The Muslim Council of Wales' assistant secretary general was reacting to calls by the UK's head of counter-terrorism for communities to helps spot signs.

Assistant Commissioner Mark Rowley made his appeal after the murder of US journalist James Foley in Syria.

Abdul Azim Ahmed said it was a "challenge" as those being radicalised could cover their tracks.

He said families, the community and the authorities were all facing difficulties of spotting the signs of those at risk of being radicalised.

"Even parents are finding it very difficult to know when their children might be planning something like this," Mr Ahmed told BBC Good Morning Wales.

"Part of the problem is they become radicalised when they withdraw and step away from the all support structures around them, which includes school, the family and the mosque."

Abdul Azim Ahmed, assistant secretary general of the Muslim Council of Wales said it was hard to identify radicals

Three men from Cardiff, Nasser Muthana, 20, his friend Reyaad Khan, 20, and younger brother Aseel Muthana, 17, are believed to have joined jihadists fighting in Syria.

In June, Mr Muthana and Mr Khan appeared in an online video filmed in Syria apparently urging Muslims to join Isis (Islamic State in Iraq and the Levant), now known as Islamic State (IS).

In an online conservation with BBC Wales, Mr Muthana said he was prepared to die for the cause.

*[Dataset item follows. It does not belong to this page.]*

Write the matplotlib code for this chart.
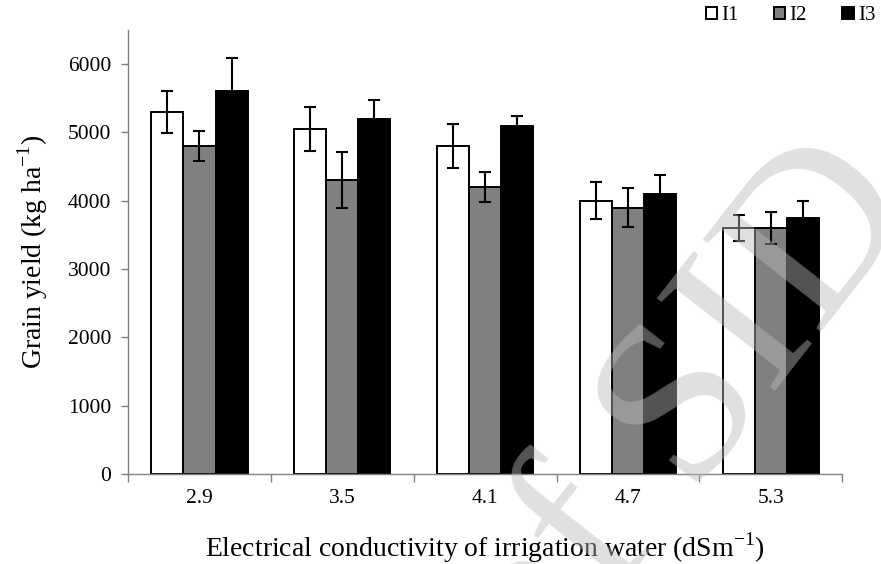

Mr Ahmed said families were not putting their heads in the sand but people were being radicalised in different ways and not through mainstream institutions and mosques.


He said like with involvement with crime, those being radicalised start covering their tracks and that was part of the challenge.

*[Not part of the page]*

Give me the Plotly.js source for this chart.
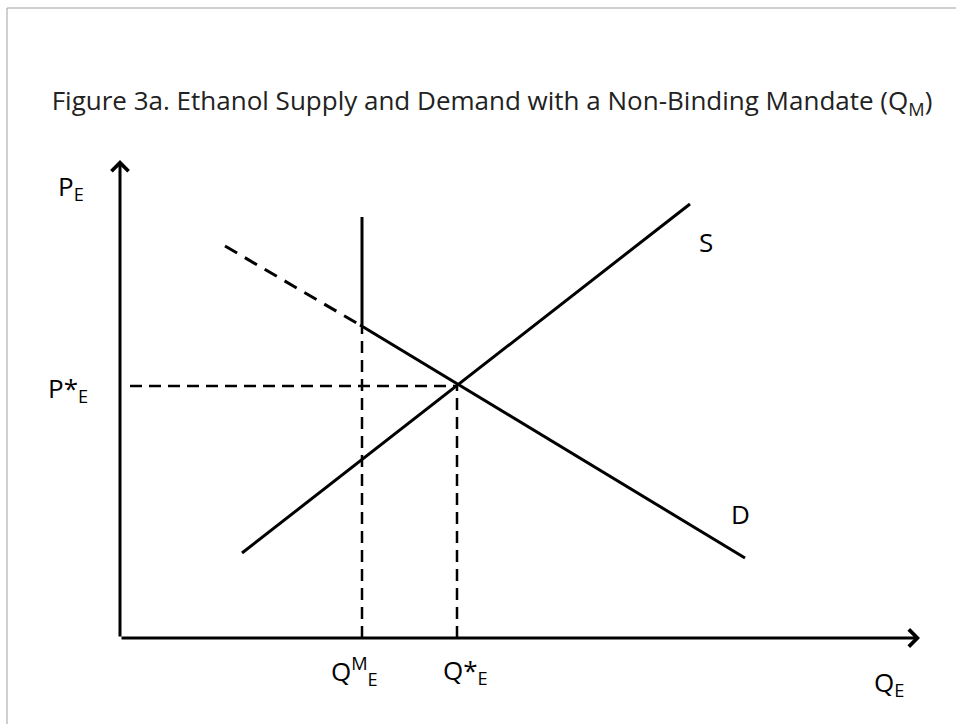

He added: "I would fear that many don't know what the signs are and would confuse religions conservatism with the signs of becoming a violent extremist."

Mr Rowley, who is the UK's head of counter-terrorism, said: "We are appealing to the public, family members and friends to help identify aspiring terrorists.

"They may be about to travel abroad, have just returned or be showing signs of becoming radicalised."

He asked for people to watch out for any suspicious change in behaviour, such as selling their possessions or raising money to travel abroad.